### DATASET EXTRACT
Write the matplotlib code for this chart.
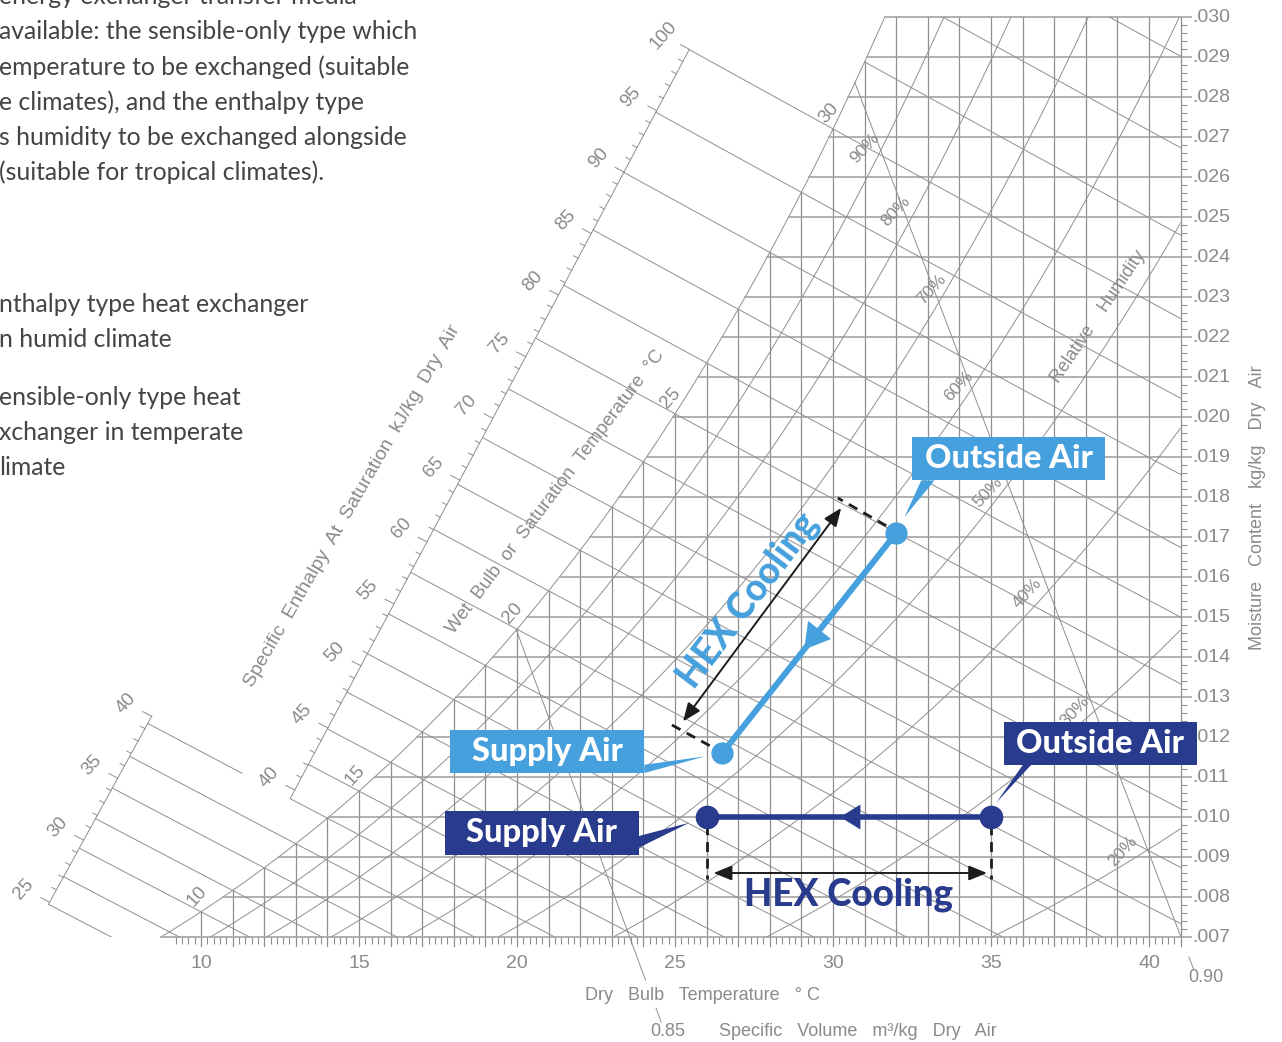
import numpy as np
import matplotlib
matplotlib.use("Agg")
import matplotlib.pyplot as plt
import matplotlib.transforms as mtransforms
from matplotlib.patches import Polygon, Rectangle

# process states (dry bulb degC, moisture kg/kg): outside air -> supply air
humid_db = [32.0, 26.5]        # enthalpy type HEX, humid climate
humid_mc = [0.0171, 0.0116]
temperate_db = [35.0, 26.0]    # sensible-only HEX, temperate climate
temperate_mc = [0.0100, 0.0100]

db_ticks = [10, 15, 20, 25, 30, 35, 40]
mc_ticks = [0.007, 0.008, 0.009, 0.010, 0.011, 0.012, 0.013, 0.014, 0.015, 0.016, 0.017, 0.018,
            0.019, 0.020, 0.021, 0.022, 0.023, 0.024, 0.025, 0.026, 0.027, 0.028, 0.029, 0.030]
rh_levels = [0.1, 0.2, 0.3, 0.4, 0.5, 0.6, 0.7, 0.8, 0.9]
rh_labels = ["90%", "80%", "70%", "60%", "50%", "40%", "30%", "20%"]
wb_labels = [10, 15, 20, 25, 30]
h_low_labels = [25, 30, 35, 40]
h_high_labels = [40, 45, 50, 55, 60, 65, 70, 75, 80, 85, 90, 95, 100]
sv_values = [0.85, 0.90]

LIGHT = "#45a0dd"
DARK = "#283b8d"
GRID = "#8f8f8f"
GRID_H = "#a3a3a3"
LABEL = "#8a8a8a"
INK = "#1c1c1c"

P_ATM = 101.325
DB_MAX = 41.0
MC_MIN, MC_MAX = 0.007, 0.030
PX_T = 31.6       # pixels per degC
PX_W = 40000.0    # pixels per kg/kg


def p_ws(t):
    tk = np.asarray(t, float) + 273.15
    return np.exp(-5.8002206e3 / tk + 1.3914993 - 4.8640239e-2 * tk + 4.1764768e-5 * tk ** 2
                  - 1.4452093e-8 * tk ** 3 + 6.5459673 * np.log(tk)) / 1000.0


def w_rh(t, rh):
    p = rh * p_ws(t)
    return 0.621945 * p / (P_ATM - p)


def w_wb(t, twb):
    ws = w_rh(twb, 1.0)
    return ((2501 - 2.326 * twb) * ws - 1.006 * (t - twb)) / (2501 + 1.86 * t - 4.186 * twb)


def enthalpy(t, w):
    return 1.006 * t + w * (2501 + 1.86 * t)


def volume(t, w):
    return 0.287042 * (t + 273.15) * (1 + 1.607858 * w) / P_ATM


def t_for_volume(v, w):
    return v * P_ATM / (0.287042 * (1 + 1.607858 * np.asarray(w))) - 273.15


_tg = np.linspace(-5, 50, 5501)
_wg = w_rh(_tg, 1.0)


def t_sat(w):
    return np.interp(w, _wg, _tg)


def at(x, y):
    # pixel position on the sheet -> chart coordinates (used for text placement)
    return 10 + (x - 201) / PX_T, MC_MIN + (937 - y) / PX_W


fig = plt.figure(figsize=(12.82, 10.42), dpi=100)
ax = fig.add_axes([0, 0, 1, 1])
ax.set_xlim(10 - 201 / PX_T, 10 + 1081 / PX_T)
ax.set_ylim(MC_MIN - 105 / PX_W, MC_MIN + 937 / PX_W)
ax.axis("off")

thin = dict(color=GRID, lw=0.7, zorder=1)
small = dict(color=LABEL, family="Liberation Sans", zorder=2)

# ---- chart frame and grid ----
ts = np.linspace(t_sat(MC_MIN), t_sat(MC_MAX), 300)
ax.plot(ts, w_rh(ts, 1.0), **thin)
region = Polygon(np.column_stack([np.r_[ts, DB_MAX, DB_MAX], np.r_[w_rh(ts, 1.0), MC_MAX, MC_MIN]]),
                 closed=True, fc="none", ec="none", transform=ax.transData)
ax.add_patch(region)
box = Rectangle((ax.get_xlim()[0], MC_MIN), DB_MAX - ax.get_xlim()[0], MC_MAX - MC_MIN,
                fc="none", ec="none", transform=ax.transData)
ax.add_patch(box)

for t in range(10, 42):
    ax.plot([t, t], [MC_MIN - 9 / PX_W, min(w_rh(t, 1.0), MC_MAX)], color=GRID, lw=0.9, zorder=1)
minor_t = [i / 5 for i in range(46, 205) if i % 5]
ax.vlines(minor_t, MC_MIN - 7 / PX_W, MC_MIN, color=GRID, lw=0.8, zorder=1)

for w in mc_ticks:
    ax.plot([t_sat(w), DB_MAX + 10 / PX_T], [w, w], color=GRID_H, lw=1.2, zorder=1)
minor_w = [i / 5000 for i in range(36, 150) if i % 5]
ax.hlines(minor_w, DB_MAX, DB_MAX + 6 / PX_T, color=GRID, lw=0.8, zorder=1)

tt = np.linspace(0, DB_MAX, 600)
for rh in rh_levels:
    ln, = ax.plot(tt, w_rh(tt, rh), **thin)
    ln.set_clip_path(region)

# ---- wet bulb lines and the two enthalpy-at-saturation scales ----
low_a, low_b = at(47, 907), at(148, 723)
up_a, up_b = at(290, 799), at(689, 50)


def meet(twb, a, b):
    t = np.linspace(-15, twb + 2, 3000)
    w = w_wb(t, twb)
    side = (t - a[0]) * PX_T * (b[1] - a[1]) * PX_W - (w - a[1]) * PX_W * (b[0] - a[0]) * PX_T
    i = np.nonzero(np.diff(np.sign(side)))[0][0]
    f = side[i] / (side[i] - side[i + 1])
    return t[i] + f * (t[i + 1] - t[i])


def draw_wb(twb, t0, t1):
    t = np.linspace(t0, t1, 100)
    ln, = ax.plot(t, w_wb(t, twb), **thin)
    ln.set_clip_path(box)


for twb in range(8, 41):
    if twb < 14:
        draw_wb(twb, meet(twb, low_a, low_b), DB_MAX)
    elif twb == 14:
        tu = meet(twb, up_a, up_b)
        draw_wb(twb, meet(twb, low_a, low_b), tu - 48 / PX_T)
        draw_wb(twb, tu, DB_MAX)
    elif twb <= 30:
        draw_wb(twb, meet(twb, up_a, up_b), DB_MAX)
    else:
        draw_wb(twb, twb, DB_MAX)


def along(a, b, s):
    return a[0] + s * (b[0] - a[0]), a[1] + s * (b[1] - a[1])


def scale_at(hv, a, b):
    s = np.linspace(-0.5, 1.5, 4001)
    t, w = along(a, b, s)
    return along(a, b, np.interp(hv, enthalpy(t, w), s))


def outward(t, w, length):
    dx, dy = -PX_T, (1.006 + 1.86 * w) / (2501 + 1.86 * t) * PX_W
    n = np.hypot(dx, dy)
    return t + length * dx / n / PX_T, w + length * dy / n / PX_W


for (a, b, h_lo, h_hi, wb_lo, wb_hi, labels) in [
        (low_a, low_b, 25, 40, 8, None, h_low_labels),
        (up_a, up_b, 40, 100, 14, 30, h_high_labels)]:
    t0 = meet(wb_lo, a, b)
    p0 = (t0, w_wb(t0, wb_lo))
    if wb_hi is None:
        p1 = scale_at(h_hi, a, b)
    else:
        t1 = meet(wb_hi, a, b)
        p1 = (t1, w_wb(t1, wb_hi))
    ax.plot([p0[0], p1[0]], [p0[1], p1[1]], **thin)
    for hv in range(h_lo, h_hi + 1):
        t, w = scale_at(hv, a, b)
        t2, w2 = outward(t, w, 10 if hv % 5 == 0 else 5)
        ax.plot([t, t2], [w, w2], color=GRID, lw=0.7, zorder=1)
    for hv in labels:
        t, w = scale_at(hv, a, b)
        lt, lw_ = outward(t, w, 29)
        ax.text(lt, lw_, str(hv), rotation=48, ha="center", va="center", fontsize=13.5,
                bbox=dict(fc="white", ec="none", pad=0.5), **small)

for twb in wb_labels:
    ax.text(twb - 4 / PX_T, w_rh(twb, 1.0) + 16 / PX_W, str(twb), rotation=48,
            ha="center", va="center", fontsize=13.5, **small)

# ---- specific volume lines ----
sv_layout = {0.85: (43, 71, 85, 95, 3), 0.90: (0, 20, 33, 41, 9)}
tq = np.linspace(10, 40, 3001)
for v in sv_values:
    tv = np.interp(0.0, volume(tq, w_rh(tq, 1.0)) - v, tq)
    end, l0, l1, lab, shift = sv_layout[v]
    ww = np.array([w_rh(tv, 1.0), MC_MIN - end / PX_W])
    ax.plot(t_for_volume(v, ww), ww, **thin)
    ww = np.array([MC_MIN - l0 / PX_W, MC_MIN - l1 / PX_W])
    ax.plot(t_for_volume(v, ww), ww, **thin)
    wl = MC_MIN - lab / PX_W
    ax.text(t_for_volume(v, wl) + shift / PX_T, wl, f"{v:.2f}", ha="center", va="center",
            fontsize=13, **small)

# ---- labels ----
rh_label_px = [(865, 148), (896, 211), (932, 289), (959, 386), (988, 492), (1027, 593), (1075, 711), (1123, 851)]
for txt, (px, py) in zip(rh_labels, rh_label_px):
    ax.text(*at(px, py), txt, rotation=47, ha="center", va="center", fontsize=12.5, **small)

ax.text(*at(1098, 317), "Relative    Humidity", rotation=56, ha="center", va="center", fontsize=13, **small)
ax.text(*at(352, 506), "Specific  Enthalpy  At  Saturation  kJ/kg  Dry  Air", rotation=60,
        ha="center", va="center", fontsize=14, **small)
ax.text(*at(556, 492), "Wet  Bulb  or  Saturation  Temperature  \u00b0C", rotation=53,
        ha="center", va="center", fontsize=13.5, **small)

for t in db_ticks:
    ax.text(t, MC_MIN - 26 / PX_W, str(t), ha="center", va="center", fontsize=14, **small)
for w in mc_ticks:
    ax.text(DB_MAX + 12 / PX_T, w, f"{w:.3f}"[1:], ha="left", va="center", fontsize=14, **small)

ax.text(*at(702, 995), "Dry   Bulb   Temperature   \u00b0 C", ha="center", va="center", fontsize=13, **small)
ax.text(*at(858, 1032), "Specific   Volume   m\u00b3/kg   Dry   Air", ha="center", va="center",
        fontsize=13, **small)
ax.text(*at(1257, 508), "Moisture   Content   kg/kg   Dry   Air", rotation=90, ha="center", va="center",
        fontsize=13, **small)

# ---- processes ----
ax.plot(humid_db, humid_mc, color=LIGHT, lw=4.3, zorder=5)
ax.plot(humid_db, humid_mc, "o", ms=15, color=LIGHT, zorder=6)
ax.plot(temperate_db, temperate_mc, color=DARK, lw=4.0, zorder=5)
ax.plot(temperate_db, temperate_mc, "o", ms=16, color=DARK, zorder=6)


def mid_arrow(xs, ys, color, hl, hw):
    tip = (xs[0] + 0.53 * (xs[1] - xs[0]), ys[0] + 0.53 * (ys[1] - ys[0]))
    tail = (xs[0] + 0.3 * (xs[1] - xs[0]), ys[0] + 0.3 * (ys[1] - ys[0]))
    ax.annotate("", xy=tip, xytext=tail, zorder=6,
                arrowprops=dict(arrowstyle=f"-|>,head_length={hl},head_width={hw}", mutation_scale=10,
                                color=color, lw=0, shrinkA=0, shrinkB=0))


mid_arrow(humid_db, humid_mc, LIGHT, 1.8, 1.05)
mid_arrow(temperate_db, temperate_mc, DARK, 1.45, 0.9)


def local(t, w):
    # offsets in screen pixels (y downwards) around a chart point
    return mtransforms.Affine2D().scale(1, -1) + mtransforms.ScaledTranslation(t, w, ax.transData)


def callout(t, w, rect, base, tip, text, color):
    tr = local(t, w)
    x0, y0, x1, y1 = rect
    ax.add_patch(Polygon([(x0, y0), (x1, y0), (x1, y1), (x0, y1)], closed=True, transform=tr,
                         fc=color, ec="none", zorder=7))
    ax.add_patch(Polygon([base[0], base[1], tip], closed=True, transform=tr, fc=color, ec="none", zorder=7))
    ax.text((x0 + x1) / 2, y0 + 31, text, transform=tr, ha="center", va="baseline", color="white",
            fontsize=23.5, fontweight="black", family="Lato", zorder=8)


callout(humid_db[0], humid_mc[0], (16, -96, 209, -52.6), [(25, -52.6), (38.3, -52.6)], (8.3, -16),
        "Outside Air", LIGHT)
callout(humid_db[1], humid_mc[1], (-272, -23.3, -78, 20), [(-78, 11.7), (-78, 20)], (-17.4, 3.4),
        "Supply Air", LIGHT)
callout(temperate_db[0], temperate_mc[0], (12.6, -95.3, 205.6, -52), [(31.8, -52), (40, -52)], (5.2, -14.3),
        "Outside Air", DARK)
callout(temperate_db[1], temperate_mc[1], (-262.1, -6, -67.7, 38), [(-67.7, 19), (-67.7, 30.7)], (-17.2, 5.7),
        "Supply Air", DARK)

# dimension lines
dash = dict(color=INK, lw=2, ls=(0, (3.5, 2.5)), zorder=4)
dim = dict(arrowstyle="<|-|>,head_length=1.1,head_width=0.45", mutation_scale=10, color=INK, lw=1.4,
           shrinkA=0, shrinkB=0)
oa_l, sa_l = local(humid_db[0], humid_mc[0]), local(humid_db[1], humid_mc[1])
ax.plot([-10, -58.4], [-7.3, -35], transform=oa_l, **dash)
ax.plot([-12.7, -51], [-7.3, -28.3], transform=sa_l, **dash)
ax.annotate("", xy=(-39.3, -31.6), xycoords=sa_l, xytext=(-55, -25), textcoords=oa_l, arrowprops=dim, zorder=4)
ax.text(*at(748, 600), "HEX Cooling", rotation=53, ha="center", va="center", color=LIGHT,
        fontsize=26.5, fontweight="black", family="Lato", zorder=6)

oa_d, sa_d = local(temperate_db[0], temperate_mc[0]), local(temperate_db[1], temperate_mc[1])
ax.plot([0, 0], [8, 62], transform=oa_d, **dash)
ax.plot([0, 0], [8, 62], transform=sa_d, **dash)
ax.annotate("", xy=(7, 56), xycoords=sa_d, xytext=(-4, 56), textcoords=oa_d, arrowprops=dim, zorder=4)
ax.text(*at(848, 895), "HEX Cooling", ha="center", va="center", color=DARK,
        fontsize=26.5, fontweight="black", family="Lato", zorder=6)

# ---- body text (cut by the left edge of the page) ----
body = [("energy exchanger transfer media", 4), ("available: the sensible-only type which", 39.3),
        ("emperature to be exchanged (suitable", 75), ("e climates), and the enthalpy type", 110),
        ("s humidity to be exchanged alongside", 145), ("(suitable for tropical climates).", 180),
        ("nthalpy type heat exchanger", 311.7), ("n humid climate", 346.7),
        ("ensible-only type heat", 405), ("xchanger in temperate", 440), ("limate", 475)]
for s, y in body:
    fig.text(-1 / 1282, 1 - y / 1042, s, ha="left", va="baseline", fontsize=17.8, color="#444444",
             family="Lato", fontweight="normal")

fig.savefig("out.png", dpi=100)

### WHAT NEEDS TO BE DONE
With all pictures left out, please transcribe exactly the lines from the start of the material through the line with "temperate_mc = [0.0100, 0.0100]".

### TASK ANSWER
Write the matplotlib code for this chart.
import numpy as np
import matplotlib
matplotlib.use("Agg")
import matplotlib.pyplot as plt
import matplotlib.transforms as mtransforms
from matplotlib.patches import Polygon, Rectangle

# process states (dry bulb degC, moisture kg/kg): outside air -> supply air
humid_db = [32.0, 26.5]        # enthalpy type HEX, humid climate
humid_mc = [0.0171, 0.0116]
temperate_db = [35.0, 26.0]    # sensible-only HEX, temperate climate
temperate_mc = [0.0100, 0.0100]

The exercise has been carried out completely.